• [DATA BLOCK]
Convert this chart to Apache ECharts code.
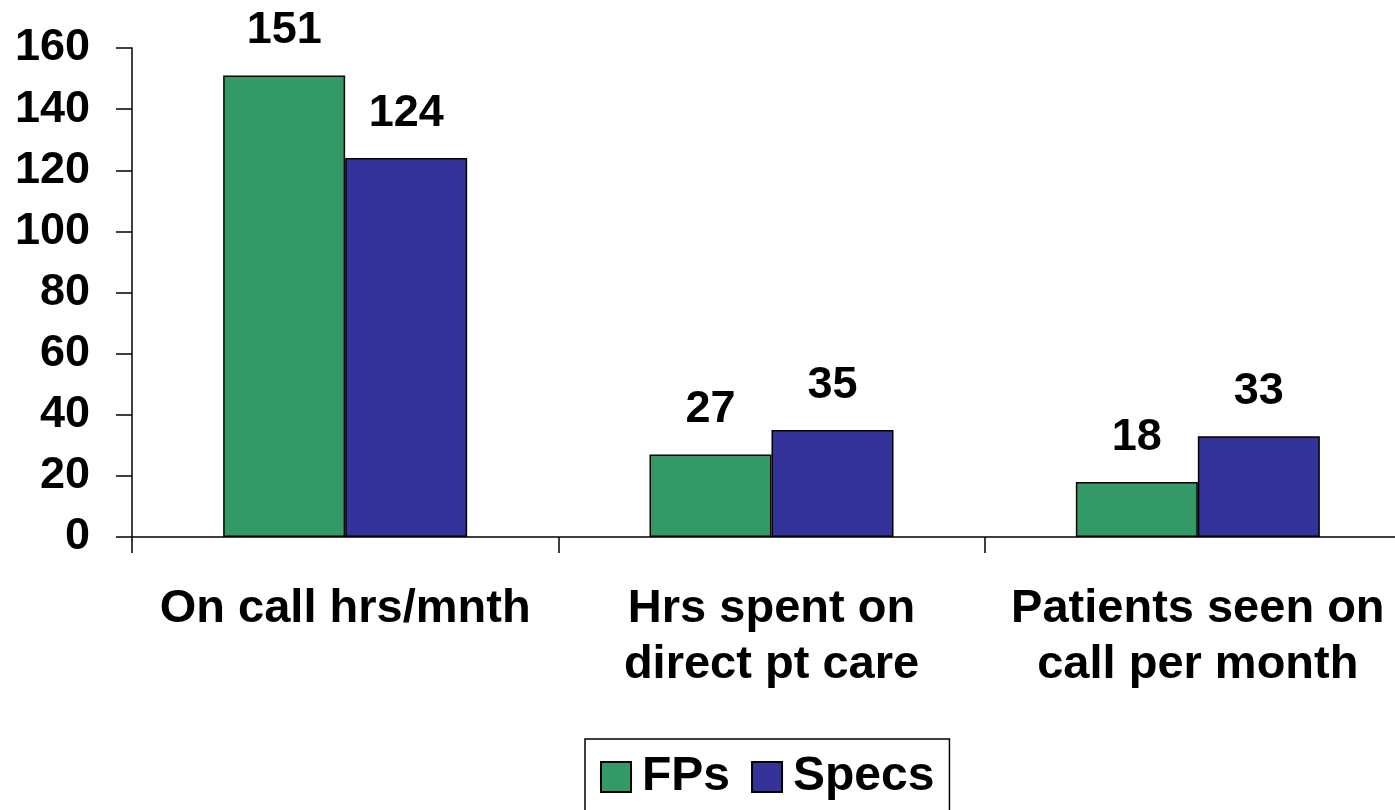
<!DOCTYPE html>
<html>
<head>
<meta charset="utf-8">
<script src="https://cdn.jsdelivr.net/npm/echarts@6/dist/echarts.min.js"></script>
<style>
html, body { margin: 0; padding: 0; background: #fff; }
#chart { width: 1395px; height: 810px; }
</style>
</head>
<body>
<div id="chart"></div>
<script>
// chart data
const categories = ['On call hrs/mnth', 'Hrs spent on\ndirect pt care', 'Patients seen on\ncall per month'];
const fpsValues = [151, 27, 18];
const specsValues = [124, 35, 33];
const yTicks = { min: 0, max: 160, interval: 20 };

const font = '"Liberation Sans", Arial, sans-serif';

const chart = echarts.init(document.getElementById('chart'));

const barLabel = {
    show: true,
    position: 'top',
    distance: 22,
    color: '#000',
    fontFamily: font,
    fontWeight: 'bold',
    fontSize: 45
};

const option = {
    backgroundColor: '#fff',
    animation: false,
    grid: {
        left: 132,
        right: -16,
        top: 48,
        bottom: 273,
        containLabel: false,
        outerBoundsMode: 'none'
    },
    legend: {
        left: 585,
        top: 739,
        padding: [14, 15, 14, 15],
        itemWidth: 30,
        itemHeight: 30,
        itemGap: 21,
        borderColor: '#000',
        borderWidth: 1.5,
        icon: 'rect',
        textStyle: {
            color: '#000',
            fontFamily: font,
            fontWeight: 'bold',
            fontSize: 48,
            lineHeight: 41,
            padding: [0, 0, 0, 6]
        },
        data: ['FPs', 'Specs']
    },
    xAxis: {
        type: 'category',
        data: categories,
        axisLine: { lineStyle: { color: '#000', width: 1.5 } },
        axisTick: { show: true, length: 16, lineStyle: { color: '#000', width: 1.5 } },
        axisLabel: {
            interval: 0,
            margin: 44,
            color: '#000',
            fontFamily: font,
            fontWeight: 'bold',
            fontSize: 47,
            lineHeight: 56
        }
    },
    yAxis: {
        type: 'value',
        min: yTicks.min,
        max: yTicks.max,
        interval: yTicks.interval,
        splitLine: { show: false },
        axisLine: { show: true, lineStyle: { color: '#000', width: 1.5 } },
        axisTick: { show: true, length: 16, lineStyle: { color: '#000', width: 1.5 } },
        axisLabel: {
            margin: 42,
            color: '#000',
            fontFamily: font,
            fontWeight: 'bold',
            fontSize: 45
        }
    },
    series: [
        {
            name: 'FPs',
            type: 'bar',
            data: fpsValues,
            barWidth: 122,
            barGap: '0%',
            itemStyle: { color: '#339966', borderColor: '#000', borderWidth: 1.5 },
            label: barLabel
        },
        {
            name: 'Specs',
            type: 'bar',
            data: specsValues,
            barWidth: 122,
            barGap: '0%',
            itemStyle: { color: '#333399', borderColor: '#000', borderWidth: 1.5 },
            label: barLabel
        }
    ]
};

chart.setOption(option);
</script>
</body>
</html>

• [TASK PROMPT] From the first line above down to the line with "const chart = echarts.init(document.getElementById('chart'));", reproduce every line and no others, omitting pictures.

• [WORKED ANSWER]
Convert this chart to Apache ECharts code.
<!DOCTYPE html>
<html>
<head>
<meta charset="utf-8">
<script src="https://cdn.jsdelivr.net/npm/echarts@6/dist/echarts.min.js"></script>
<style>
html, body { margin: 0; padding: 0; background: #fff; }
#chart { width: 1395px; height: 810px; }
</style>
</head>
<body>
<div id="chart"></div>
<script>
// chart data
const categories = ['On call hrs/mnth', 'Hrs spent on\ndirect pt care', 'Patients seen on\ncall per month'];
const fpsValues = [151, 27, 18];
const specsValues = [124, 35, 33];
const yTicks = { min: 0, max: 160, interval: 20 };

const font = '"Liberation Sans", Arial, sans-serif';

const chart = echarts.init(document.getElementById('chart'));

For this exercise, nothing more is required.